(221d) Dynamic Simulation of Reforming and Regeneration Processes for Fixed-Bed Adsorption-Enhanced Natural Gas Reformer

Authors: 
You, L., Chevron Energy Technology Company
Liu, Y., Chevron Technology Ventures LLC
Bavarian, F., Chevron Technology Ventures LLC
Krause, C., Chevron Technology Ventures LLC
Stevens, J., Chevron Technology Ventures LLC
Krishnamurthy, B., Chevron Technology Ventures LLC


In this paper, mathematical models are presented for all processes involved in absorption-enhanced-reforming (AER) of natural gas. The dynamic model includes mass balance, energy balance for both gas phase and solid beds, and heat and mass transfer between gas and solid. Empirical correlations are used to describe SMR, shift, CO2 adsorption and CaCO3 calcination kinetics. The model has been successful in predicting the reforming, regeneration and cooling processes. Detailed model results will be presented in the paper.

Conventional Steam Methane Reforming (SMR) is the most common hydrogen production technology. Because the SMR reaction is highly endothermic, conventional SMR requires high temperatures and robust heat exchangers to increase the methane conversion to an acceptable level. This results in high capital and operating costs.

It has been proposed that AER can significantly improve steam reforming process. The CO2 absorption drives the steam reforming and water-gas-shift equilibrium to achieve higher CH4 conversion at lower temperatures. Instead of conventional multi-step SMR process (including reforming and water gas shift reactors), AER needs only a single-step to achieve high H2 purity (about 95% compared to about 75% for conventional SMR).
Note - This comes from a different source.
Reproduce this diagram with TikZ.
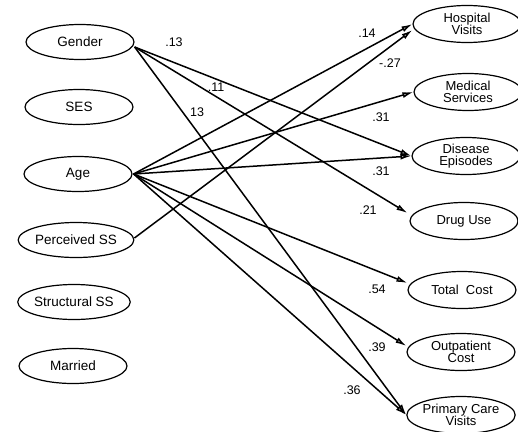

Hence, it is anticipated that this technology can be used for numerous hydrogen production applications such as fuel cell power plants, internal combustion engines, refinery and other industrial applications.

In AER process, CO2 adsorption is exothermic and provides the heat for endothermic steam reforming reaction. The combined reforming and CO2 adsorption is nearly adiabatic, which can lead to a very simple reactor design. After reforming, the CO2 adsorbents have to be regenerated to be used for next reforming cycle. Also, as an intermediate step, the CO2 adsorbent bed needs to be cooled to an optimum temperature for efficient CO2 adsorption during reforming. Therefore, the AER process involves cycles of reforming, regeneration and an intermediate cooling step. Since AER process is inherently dynamic, dynamic simulation is necessary for optimizing the reforming, regeneration and cooling steps.

Acknowledgement: This project which is partially funded by DOE under contract DE-FC36- 03GO13102 is acknowledged.